‘De enige mislukking die ik kan bedenken, is dat ik eigenlijk nog nooit een mislukking heb meegemaakt.’ Hij kijkt me met grote blauwe ogen aan. ‘Waarom vind je dat een mislukking?’, vraag ik terwijl ik het antwoord al weet. ‘Omdat ik sowieso nooit risico’s neem’, zegt hij met een lichte zucht.
Ik geef een presentatie aan internationale studenten die in Nederland (af)studeren. Het gaat over pitchen, een onderwerp waarover ik normaal gesproken praat met thirtysomething sociale ondernemers, fondsenwervers of verveelde marketeers. Daarom heb ik mijn verhaal uitgebreid met een stuk wat vóór het pitchen komt: weten wat je wilt. Ik ging maar even uit van mijn eigen 20-jarige ik, die als een losgeslagen schip met groot enthousiasme van de ene ijsberg naar de andere denderde.

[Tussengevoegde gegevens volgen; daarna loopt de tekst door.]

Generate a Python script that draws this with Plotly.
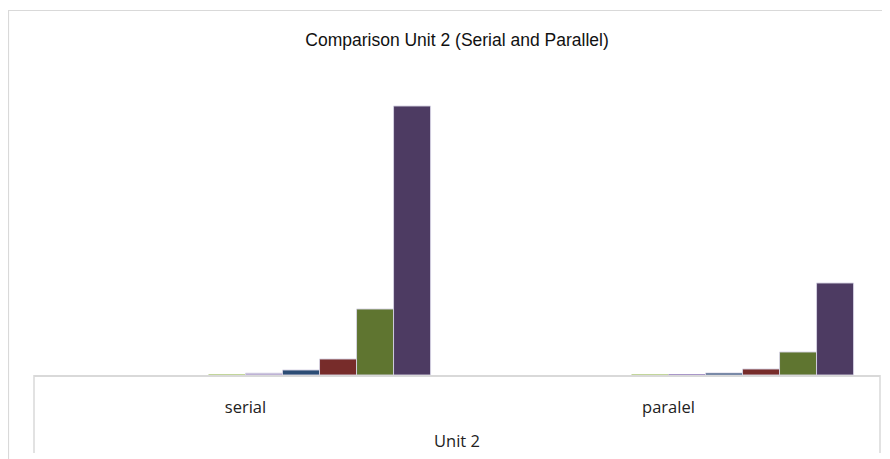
import plotly.graph_objects as go

categories = ["serial", "paralel"]
series_names = ["Series 1", "Series 2", "Series 3", "Series 4", "Series 5",
                "Series 6", "Series 7", "Series 8", "Series 9", "Series 10"]
serial_values = [0, 0, 0, 0, 0.4, 1.8, 5, 16, 66, 269]
paralel_values = [0, 0, 0, 0, 0.2, 0.8, 2, 6, 23, 92]
colors = ["#4F81BD", "#C0504D", "#9BBB59", "#8064A2", "#C3D69B",
          "#A997C9", "#2C4D75", "#772C2A", "#5F7530", "#4D3B62"]

# page body has an 8px margin, so the figure is sized to fit the window
OFF = 8
W, H = 890 - OFF, 459 - OFF
ml, mr, mt, mb = 34 - OFF, 10, 50 - OFF, 84
pw, ph = W - ml - mr, H - mt - mb

def px_x(p):
    return (p - OFF - ml) / pw

def px_y(p):
    return (H - mb - (p - OFF)) / ph

fig = go.Figure()
for i, name in enumerate(series_names):
    vals = [serial_values[i], paralel_values[i]]
    fig.add_trace(go.Bar(
        x=categories,
        y=vals,
        name=name,
        marker=dict(color=colors[i],
                    line=dict(color="rgba(215,212,228,0.9)",
                              width=[1 if v > 1 else 0 for v in vals])),
    ))

shapes = [
    dict(type="rect", xref="paper", yref="paper",
         x0=px_x(8.5), x1=px_x(910), y0=px_y(480), y1=px_y(10.5),
         line=dict(color="#d9d9d9", width=1.2), fillcolor="rgba(0,0,0,0)", layer="below"),
    dict(type="line", xref="paper", yref="paper",
         x0=0, x1=0, y0=0, y1=px_y(453), line=dict(color="#d9d9d9", width=1.5)),
    dict(type="line", xref="paper", yref="paper",
         x0=1, x1=1, y0=0, y1=px_y(453), line=dict(color="#d9d9d9", width=1.5)),
]

fig.update_layout(
    width=W, height=H,
    margin=dict(l=ml, r=mr, t=mt, b=mb),
    paper_bgcolor="white", plot_bgcolor="white",
    barmode="group", bargap=0.125, bargroupgap=0,
    showlegend=False,
    title=dict(text="Comparison Unit 2 (Serial and Parallel)",
               x=0.5, xref="paper", xanchor="center",
               y=1 - (40 - OFF) / H, yanchor="middle",
               font=dict(family="Liberation Sans, Arial, sans-serif", size=17.5, color="#111111")),
    xaxis=dict(
        showline=True, linecolor="#d9d9d9", linewidth=1.5,
        ticks="", showgrid=False, zeroline=False,
        tickfont=dict(family="Open Sans, Liberation Sans, sans-serif", size=16.5, color="#222222"),
        ticklabelstandoff=16,
        title=dict(text="Unit 2", standoff=19,
                   font=dict(family="Open Sans, Liberation Sans, sans-serif", size=16.5, color="#222222")),
    ),
    yaxis=dict(range=[0, ph], visible=False, showgrid=False, zeroline=False),
    shapes=shapes,
)

fig.write_html("out.html")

Dit in tegenstelling tot de groep keurig geklede, beleefd luisterende jongelingen in het Utrechtse Centraal Museum.
Het was me al eerder opgevallen: deze young ones durven haast geen fouten meer te maken. Het leven is één rechte lijn naar studie, carrière, beetje instaproof reizen, liefde vinden, trouwen (optioneel), kinderen krijgen, hop pensioen, en oh damn, the end. Er lijkt weinig ruimte te zijn voor andere keuzes, onbekende wegen, jammerlijk mooie mislukkingen of simpelweg het volgen van het hart, hoe onberekenbaar en idioot het ook is.
Ik voel me net Yoda, of minstens zo oud in ieder geval, als ik mijn stem door de microfoon hoor: ‘Falen is een vaardigheid die je moet oefenen. Want als je een paar keer flink onderuit gaat en weer opstaat, durf je makkelijker nieuwe dingen aan te gaan. Omdat je weet dat het toch wel goed komt.’ Ik kan me niet voorstellen dat ze deze open deur nog niet eerder hebben gehoord, maar het is doodstil in de zaal op het driftige gekras in hun notitieblokjes na.
In de pauze voel ik een bescheiden tikje op mijn schouder. Ze is tenger, Frans, heeft een grote bril op en golvende lange lokken waarover tegenwoordig alle twintigers lijken te beschikken (wat is dat trouwens: is het water anders, de shampoo beter? Ik moet dat nog eens uitzoeken).
‘Mag ik je wat vertellen?’, vraagt ze. Natuurlijk mag dat. ‘Wat je zei over falen en al doende je passie ontdekken, zette me aan het denken. Ik zit in mijn derde jaar business management, maar ik vind het helemaal niet leuk.’ Achter de hippe bril doemt ineens een hulpeloze blik op. ‘Tijdens die oefening waarin we moesten vertellen aan elkaar wat je nou echt leuk vindt, had ik het alleen maar over kunst en dieren en… en… nou weet ik het allemaal niet meer… Straks ben ik veertig en heb ik alleen maar achter een bureau gezeten, stomme rapporten schrijvend.’
Ai.
Het was niet mijn bedoeling om een existentiële crisis teweeg te brengen bij deze brave studenten. Lekker bezig Lokker.
Ik weersta de neiging om een arm om haar heen te slaan en zeg: ‘Verwarring over wat je wilt is heel normaal joh. En je hebt nog zoveel tijd om te ontdekken wat dat dan is. Dus als je kunst leuk vindt, kijk dan eens of je stage kan lopen bij een museum, of misschien ken je iemand met een culturele of kunstzinnige achtergrond met wie je een kop koffie kunt gaan drinken. Oh, en wat ook kan: vrijwilliger worden bij het dierenasiel.’
Er verschijnt een klein rimpeltje in haar voorhoofd. ‘Ja. Ja… dat… daar heb ik eigenlijk nog nooit aan gedacht.’ En dan komt ineens de zon door. ‘Een vriend van mijn vader is curator in een museum!’ ‘Nou, tadaa’, zeg ik. ‘Op ontdekking!’
Of zoals Vyvyan het ooit zo eloquent zei: ‘This calls for a delicate blend of psychology and extreme violence.’